5.10 Tree vs graph reduction — the comparison table
| Tree reduction | Graph reduction | |
|---|---|---|
| Argument occurrences | each copy evaluated separately | one shared node, evaluated once |
| After evaluation | result not remembered | redex root overwritten with result |
| Cost of normal order | can duplicate unbounded work | duplication eliminated by sharing |
| Memory picture | expression tree | directed acyclic graph + update |
| Implements | naive normal-order reduction | lazy evaluation |
5.11 Where laziness costs: thunks and space leaks
Laziness is not free — an unevaluated thunk occupies heap. The classic example:
sumTo :: Int -> Int -> Int
sumTo acc 0 = acc
sumTo acc n = sumTo (acc + n) (n - 1)
Lazily, acc + n is not computed each step; the accumulator grows as the thunk (((0+5)+4)+3)+... — O(n) memory for what should be O(1). The fix is to force the accumulator (seq, or the strict application operator $!, or GHC's strictness analysis doing it automatically). One sentence to remember: lazy in the data you may not need, strict in the accumulators you certainly will.
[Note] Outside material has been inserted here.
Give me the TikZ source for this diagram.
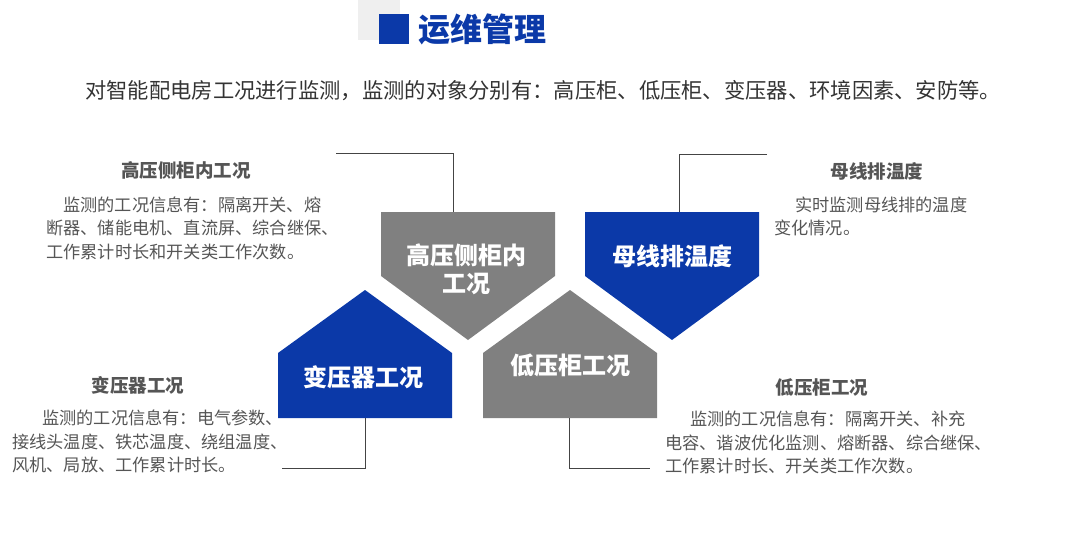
\documentclass[tikz,border=0pt]{standalone}
\usepackage{fontspec}
\setmainfont{Noto Sans CJK SC}
\definecolor{mblue}{RGB}{11,57,168}
\definecolor{mgray}{RGB}{128,128,128}
\definecolor{lgray}{RGB}{239,239,239}
\definecolor{subtxt}{RGB}{51,51,51}
\definecolor{bodytxt}{RGB}{85,85,85}
\definecolor{linec}{RGB}{68,68,68}
\tikzset{
  shapetext/.style={text=white, font=\fontsize{24}{28}\selectfont\bfseries, align=center, inner sep=0pt},
  blocktitle/.style={text=bodytxt, font=\fontsize{18.5}{22}\selectfont\bfseries, inner sep=0pt},
  bodyline/.style={text=bodytxt, font=\fontsize{17.2}{20}\selectfont, anchor=west, inner sep=0pt},
  conn/.style={draw=linec, line width=1pt},
}
\begin{document}
\begin{tikzpicture}[x=1pt,y=-1pt]
\useasboundingbox (0,0) rectangle (1065,552);
% header
\fill[lgray] (358,0) rectangle (400,40);
\fill[mblue] (379,14) rectangle (409,44);
\node[anchor=west, inner sep=0pt, text=mblue, font=\fontsize{32}{36}\selectfont\bfseries] (title) at (418,29) {运维管理};
\node[anchor=west, inner sep=0pt, text=subtxt, font=\fontsize{21.3}{24}\selectfont] (sub) at (85,91) {对智能配电房工况进行监测，监测的对象分别有：高压柜、低压柜、变压器、环境因素、安防等。};
% shapes
\fill[mgray] (381,212) -- (555,212) -- (555,276) -- (468,340) -- (381,276) -- cycle;
\fill[mblue] (585,212) -- (759,212) -- (759,276) -- (672,340) -- (585,276) -- cycle;
\fill[mblue] (365,290) -- (452,353) -- (452,418) -- (278,418) -- (278,353) -- cycle;
\fill[mgray] (570,290) -- (657,353) -- (657,418) -- (483,418) -- (483,353) -- cycle;
\node[shapetext] (hv) at (466,269) {高压侧柜内\\工况};
\node[shapetext] (bus) at (672,256) {母线排温度};
\node[shapetext] (xf) at (363,377) {变压器工况};
\node[shapetext] (lv) at (570,365) {低压柜工况};
% connector anchors
\coordinate (hvTop) at (453,212);
\coordinate (busTop) at (679,212);
\coordinate (xfBot) at (365,418);
\coordinate (lvBot) at (569,418);
\coordinate (l1) at (336,153);
\coordinate (l2) at (767,154);
\coordinate (l3) at (282,468);
\coordinate (l4) at (650,468);
\draw[conn] (l1) -| (hvTop);
\draw[conn] (l2) -| (busTop);
\draw[conn] (xfBot) |- (l3);
\draw[conn] (lvBot) |- (l4);
% top-left block
\node[blocktitle] (t1) at (186,170) {高压侧柜内工况};
\node[bodyline] (t1a) at (63,205) {监测的工况信息有：隔离开关、熔};
\node[bodyline] (t1b) at (46,228) {断器、储能电机、直流屏、综合继保、};
\node[bodyline] (t1c) at (46,252) {工作累计时长和开关类工作次数。};
% top-right block
\node[blocktitle] (t2) at (877,171) {母线排温度};
\node[bodyline] (t2a) at (795,205) {实时监测母线排的温度};
\node[bodyline] (t2b) at (774,228) {变化情况。};
% bottom-left block
\node[blocktitle] (t3) at (138,385) {变压器工况};
\node[bodyline] (t3a) at (42,418) {监测的工况信息有：电气参数、};
\node[bodyline] (t3b) at (12,442) {接线头温度、铁芯温度、绕组温度、};
\node[bodyline] (t3c) at (12,465) {风机、局放、工作累计时长。};
% bottom-right block
\node[blocktitle] (t4) at (822,387) {低压柜工况};
\node[bodyline] (t4a) at (690,419) {监测的工况信息有：隔离开关、补充};
\node[bodyline] (t4b) at (665,443) {电容、谐波优化监测、熔断器、综合继保、};
\node[bodyline] (t4c) at (665,466) {工作累计时长、开关类工作次数。};
\end{tikzpicture}
\end{document}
5.12 The implementation-pipeline picture
Each arrow is one lesson of this unit: source desugars to lambda calculus, lambda terms become graphs, graphs are reduced lazily, and the reduction itself is compiled into three-instruction code.
Exam pointers
- "Explain graph reduction with an example" — use
square (3+4)or §5.8; the two marks that distinguish answers are sharing (one node, two pointers) and updating (overwrite the root). - "Write short notes on the Three Instruction Machine" — name the three instructions with one line each, the machine state tuple, and the closure-pair trick that gives laziness.
- "Define WHNF" — boxed definition plus one example that is WHNF and one that is not.
Self-check
- Why must the root of a reduced redex be overwritten rather than just returning the value?
- Trace
fst (1+1, 2+2)— which addition is performed? - Is
Just (1+1)in WHNF? In normal form? - Which TIM instruction creates a thunk, and what two things does the thunk contain?
- Explain in two sentences why
sumToabove leaks space and how strictness fixes it.